- _Data lines_
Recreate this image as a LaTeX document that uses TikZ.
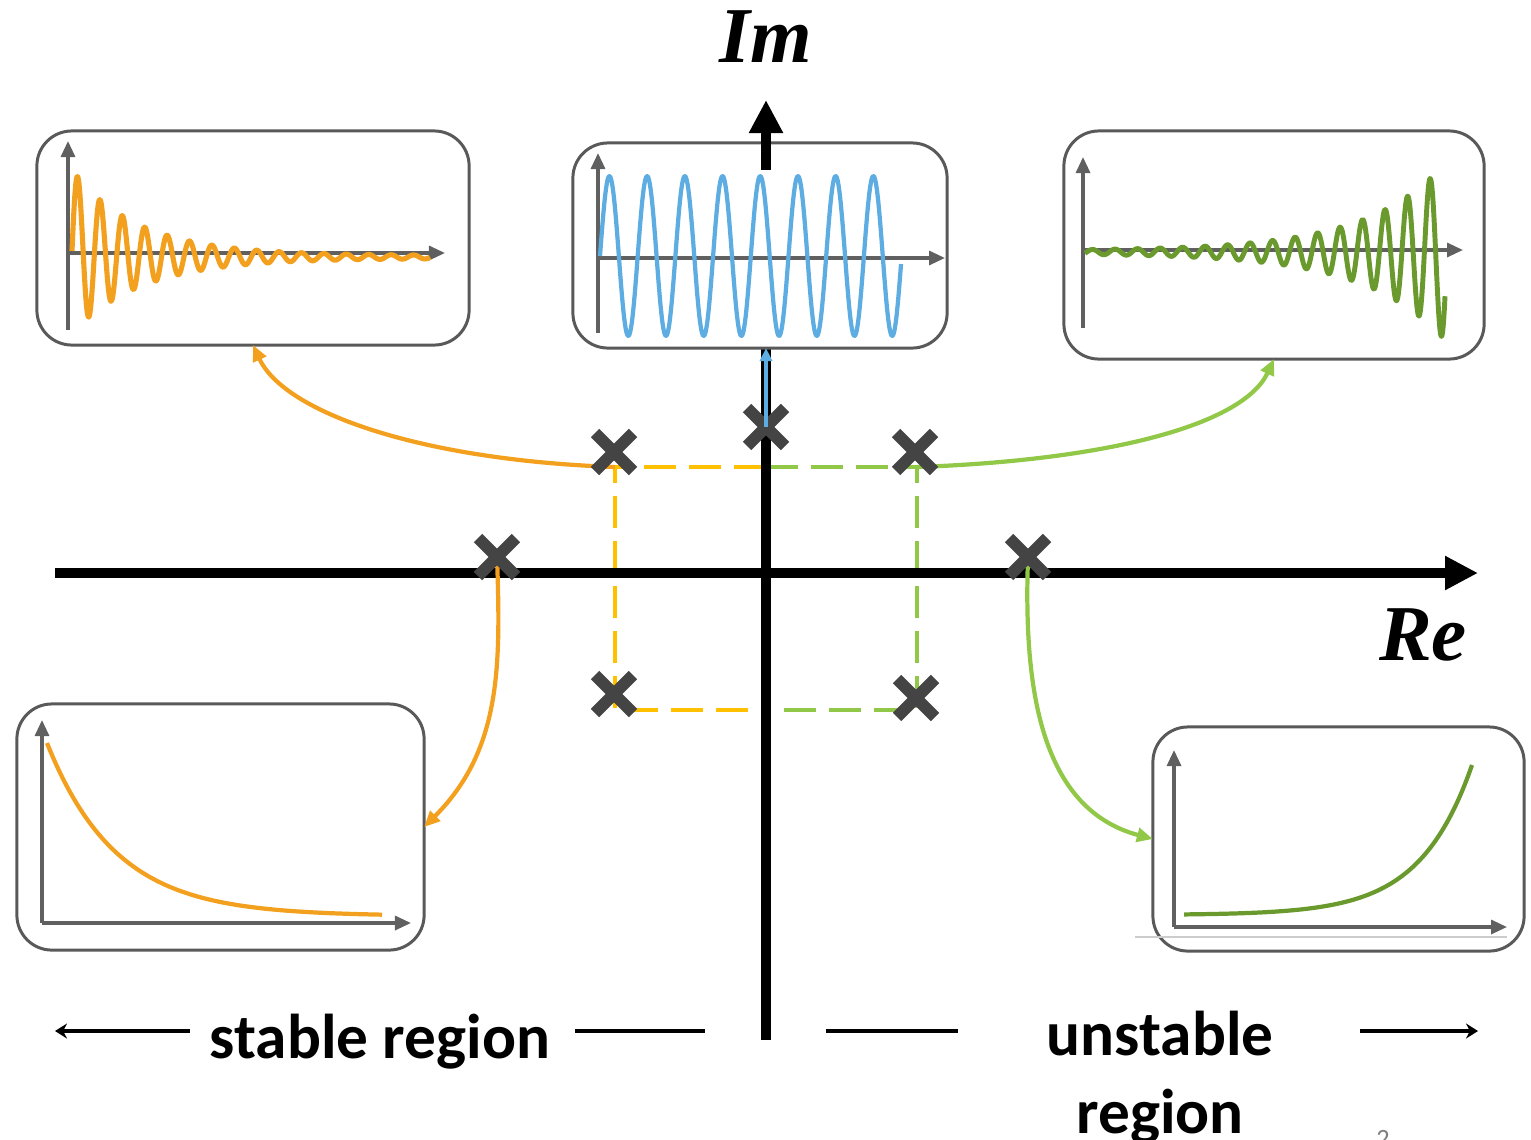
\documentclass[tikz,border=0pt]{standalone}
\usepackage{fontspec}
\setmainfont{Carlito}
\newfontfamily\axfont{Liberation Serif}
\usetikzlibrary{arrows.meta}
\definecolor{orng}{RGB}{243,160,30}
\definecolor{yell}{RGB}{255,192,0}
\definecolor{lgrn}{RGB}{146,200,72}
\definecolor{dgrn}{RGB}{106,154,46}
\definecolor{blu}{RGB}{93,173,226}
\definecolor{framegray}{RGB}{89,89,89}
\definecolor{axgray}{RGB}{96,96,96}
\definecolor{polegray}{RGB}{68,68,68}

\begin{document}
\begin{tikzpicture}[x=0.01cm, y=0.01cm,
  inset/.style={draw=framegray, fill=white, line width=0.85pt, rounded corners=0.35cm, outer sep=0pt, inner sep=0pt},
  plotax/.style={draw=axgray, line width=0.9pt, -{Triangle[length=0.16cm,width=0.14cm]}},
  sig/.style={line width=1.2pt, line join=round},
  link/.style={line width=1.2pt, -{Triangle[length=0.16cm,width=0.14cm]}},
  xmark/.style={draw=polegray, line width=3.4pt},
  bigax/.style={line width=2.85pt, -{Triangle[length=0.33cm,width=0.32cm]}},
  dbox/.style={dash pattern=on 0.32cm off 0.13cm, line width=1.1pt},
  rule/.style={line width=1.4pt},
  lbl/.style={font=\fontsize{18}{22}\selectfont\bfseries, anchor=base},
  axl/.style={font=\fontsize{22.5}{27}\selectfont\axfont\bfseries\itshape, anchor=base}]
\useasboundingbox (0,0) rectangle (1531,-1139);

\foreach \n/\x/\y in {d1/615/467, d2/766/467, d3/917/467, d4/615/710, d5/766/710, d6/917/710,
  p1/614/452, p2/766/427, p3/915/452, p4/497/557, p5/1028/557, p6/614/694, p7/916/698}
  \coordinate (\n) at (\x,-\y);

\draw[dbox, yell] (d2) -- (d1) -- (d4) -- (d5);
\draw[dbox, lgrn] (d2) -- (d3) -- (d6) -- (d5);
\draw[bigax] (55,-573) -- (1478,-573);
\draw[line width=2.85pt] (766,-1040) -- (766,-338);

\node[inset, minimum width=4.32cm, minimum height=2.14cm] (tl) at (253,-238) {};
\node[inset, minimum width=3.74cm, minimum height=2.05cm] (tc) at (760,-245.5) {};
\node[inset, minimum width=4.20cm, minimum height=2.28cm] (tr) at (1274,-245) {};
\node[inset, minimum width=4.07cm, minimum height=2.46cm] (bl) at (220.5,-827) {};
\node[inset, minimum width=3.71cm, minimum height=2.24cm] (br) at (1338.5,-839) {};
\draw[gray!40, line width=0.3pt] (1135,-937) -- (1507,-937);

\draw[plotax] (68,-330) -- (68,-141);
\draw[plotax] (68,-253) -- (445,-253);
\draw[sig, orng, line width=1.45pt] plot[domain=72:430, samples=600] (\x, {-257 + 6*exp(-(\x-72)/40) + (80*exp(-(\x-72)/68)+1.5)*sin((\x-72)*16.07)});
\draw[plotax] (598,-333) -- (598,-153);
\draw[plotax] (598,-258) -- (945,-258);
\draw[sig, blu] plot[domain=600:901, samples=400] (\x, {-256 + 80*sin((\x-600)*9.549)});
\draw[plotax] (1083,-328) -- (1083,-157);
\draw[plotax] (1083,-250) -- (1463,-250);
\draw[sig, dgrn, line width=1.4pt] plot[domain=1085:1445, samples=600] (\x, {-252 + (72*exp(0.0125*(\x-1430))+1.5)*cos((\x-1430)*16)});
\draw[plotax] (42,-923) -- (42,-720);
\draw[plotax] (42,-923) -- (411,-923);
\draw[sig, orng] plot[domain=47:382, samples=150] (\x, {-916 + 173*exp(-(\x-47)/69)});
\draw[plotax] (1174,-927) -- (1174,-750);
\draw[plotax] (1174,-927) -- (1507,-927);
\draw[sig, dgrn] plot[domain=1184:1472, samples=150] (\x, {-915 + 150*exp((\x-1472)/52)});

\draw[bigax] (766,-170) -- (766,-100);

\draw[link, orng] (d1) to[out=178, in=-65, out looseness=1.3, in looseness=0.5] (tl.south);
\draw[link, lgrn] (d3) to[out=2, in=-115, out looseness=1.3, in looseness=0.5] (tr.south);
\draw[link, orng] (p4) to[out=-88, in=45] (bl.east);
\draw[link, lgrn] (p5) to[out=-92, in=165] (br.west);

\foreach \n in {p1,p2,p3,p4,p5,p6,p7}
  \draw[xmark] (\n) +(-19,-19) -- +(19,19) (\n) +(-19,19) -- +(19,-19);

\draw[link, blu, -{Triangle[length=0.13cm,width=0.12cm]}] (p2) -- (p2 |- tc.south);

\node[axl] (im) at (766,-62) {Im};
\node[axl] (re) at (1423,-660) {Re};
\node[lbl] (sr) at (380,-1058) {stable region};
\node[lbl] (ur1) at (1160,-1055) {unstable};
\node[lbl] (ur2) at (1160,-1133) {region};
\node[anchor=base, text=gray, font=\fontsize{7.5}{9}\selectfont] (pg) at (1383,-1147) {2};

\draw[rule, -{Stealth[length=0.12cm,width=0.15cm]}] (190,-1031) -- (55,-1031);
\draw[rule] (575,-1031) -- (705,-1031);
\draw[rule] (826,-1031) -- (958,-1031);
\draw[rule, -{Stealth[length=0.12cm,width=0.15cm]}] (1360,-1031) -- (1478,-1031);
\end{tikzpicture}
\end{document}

- _Task prompt_
Repeat the material above in full and unchanged, minus its images.

- _Correct output_
Recreate this image as a LaTeX document that uses TikZ.
\documentclass[tikz,border=0pt]{standalone}
\usepackage{fontspec}
\setmainfont{Carlito}
\newfontfamily\axfont{Liberation Serif}
\usetikzlibrary{arrows.meta}
\definecolor{orng}{RGB}{243,160,30}
\definecolor{yell}{RGB}{255,192,0}
\definecolor{lgrn}{RGB}{146,200,72}
\definecolor{dgrn}{RGB}{106,154,46}
\definecolor{blu}{RGB}{93,173,226}
\definecolor{framegray}{RGB}{89,89,89}
\definecolor{axgray}{RGB}{96,96,96}
\definecolor{polegray}{RGB}{68,68,68}

\begin{document}
\begin{tikzpicture}[x=0.01cm, y=0.01cm,
  inset/.style={draw=framegray, fill=white, line width=0.85pt, rounded corners=0.35cm, outer sep=0pt, inner sep=0pt},
  plotax/.style={draw=axgray, line width=0.9pt, -{Triangle[length=0.16cm,width=0.14cm]}},
  sig/.style={line width=1.2pt, line join=round},
  link/.style={line width=1.2pt, -{Triangle[length=0.16cm,width=0.14cm]}},
  xmark/.style={draw=polegray, line width=3.4pt},
  bigax/.style={line width=2.85pt, -{Triangle[length=0.33cm,width=0.32cm]}},
  dbox/.style={dash pattern=on 0.32cm off 0.13cm, line width=1.1pt},
  rule/.style={line width=1.4pt},
  lbl/.style={font=\fontsize{18}{22}\selectfont\bfseries, anchor=base},
  axl/.style={font=\fontsize{22.5}{27}\selectfont\axfont\bfseries\itshape, anchor=base}]
\useasboundingbox (0,0) rectangle (1531,-1139);

\foreach \n/\x/\y in {d1/615/467, d2/766/467, d3/917/467, d4/615/710, d5/766/710, d6/917/710,
  p1/614/452, p2/766/427, p3/915/452, p4/497/557, p5/1028/557, p6/614/694, p7/916/698}
  \coordinate (\n) at (\x,-\y);

\draw[dbox, yell] (d2) -- (d1) -- (d4) -- (d5);
\draw[dbox, lgrn] (d2) -- (d3) -- (d6) -- (d5);
\draw[bigax] (55,-573) -- (1478,-573);
\draw[line width=2.85pt] (766,-1040) -- (766,-338);

\node[inset, minimum width=4.32cm, minimum height=2.14cm] (tl) at (253,-238) {};
\node[inset, minimum width=3.74cm, minimum height=2.05cm] (tc) at (760,-245.5) {};
\node[inset, minimum width=4.20cm, minimum height=2.28cm] (tr) at (1274,-245) {};
\node[inset, minimum width=4.07cm, minimum height=2.46cm] (bl) at (220.5,-827) {};
\node[inset, minimum width=3.71cm, minimum height=2.24cm] (br) at (1338.5,-839) {};
\draw[gray!40, line width=0.3pt] (1135,-937) -- (1507,-937);

\draw[plotax] (68,-330) -- (68,-141);
\draw[plotax] (68,-253) -- (445,-253);
\draw[sig, orng, line width=1.45pt] plot[domain=72:430, samples=600] (\x, {-257 + 6*exp(-(\x-72)/40) + (80*exp(-(\x-72)/68)+1.5)*sin((\x-72)*16.07)});
\draw[plotax] (598,-333) -- (598,-153);
\draw[plotax] (598,-258) -- (945,-258);
\draw[sig, blu] plot[domain=600:901, samples=400] (\x, {-256 + 80*sin((\x-600)*9.549)});
\draw[plotax] (1083,-328) -- (1083,-157);
\draw[plotax] (1083,-250) -- (1463,-250);
\draw[sig, dgrn, line width=1.4pt] plot[domain=1085:1445, samples=600] (\x, {-252 + (72*exp(0.0125*(\x-1430))+1.5)*cos((\x-1430)*16)});
\draw[plotax] (42,-923) -- (42,-720);
\draw[plotax] (42,-923) -- (411,-923);
\draw[sig, orng] plot[domain=47:382, samples=150] (\x, {-916 + 173*exp(-(\x-47)/69)});
\draw[plotax] (1174,-927) -- (1174,-750);
\draw[plotax] (1174,-927) -- (1507,-927);
\draw[sig, dgrn] plot[domain=1184:1472, samples=150] (\x, {-915 + 150*exp((\x-1472)/52)});

\draw[bigax] (766,-170) -- (766,-100);

\draw[link, orng] (d1) to[out=178, in=-65, out looseness=1.3, in looseness=0.5] (tl.south);
\draw[link, lgrn] (d3) to[out=2, in=-115, out looseness=1.3, in looseness=0.5] (tr.south);
\draw[link, orng] (p4) to[out=-88, in=45] (bl.east);
\draw[link, lgrn] (p5) to[out=-92, in=165] (br.west);

\foreach \n in {p1,p2,p3,p4,p5,p6,p7}
  \draw[xmark] (\n) +(-19,-19) -- +(19,19) (\n) +(-19,19) -- +(19,-19);

\draw[link, blu, -{Triangle[length=0.13cm,width=0.12cm]}] (p2) -- (p2 |- tc.south);

\node[axl] (im) at (766,-62) {Im};
\node[axl] (re) at (1423,-660) {Re};
\node[lbl] (sr) at (380,-1058) {stable region};
\node[lbl] (ur1) at (1160,-1055) {unstable};
\node[lbl] (ur2) at (1160,-1133) {region};
\node[anchor=base, text=gray, font=\fontsize{7.5}{9}\selectfont] (pg) at (1383,-1147) {2};

\draw[rule, -{Stealth[length=0.12cm,width=0.15cm]}] (190,-1031) -- (55,-1031);
\draw[rule] (575,-1031) -- (705,-1031);
\draw[rule] (826,-1031) -- (958,-1031);
\draw[rule, -{Stealth[length=0.12cm,width=0.15cm]}] (1360,-1031) -- (1478,-1031);
\end{tikzpicture}
\end{document}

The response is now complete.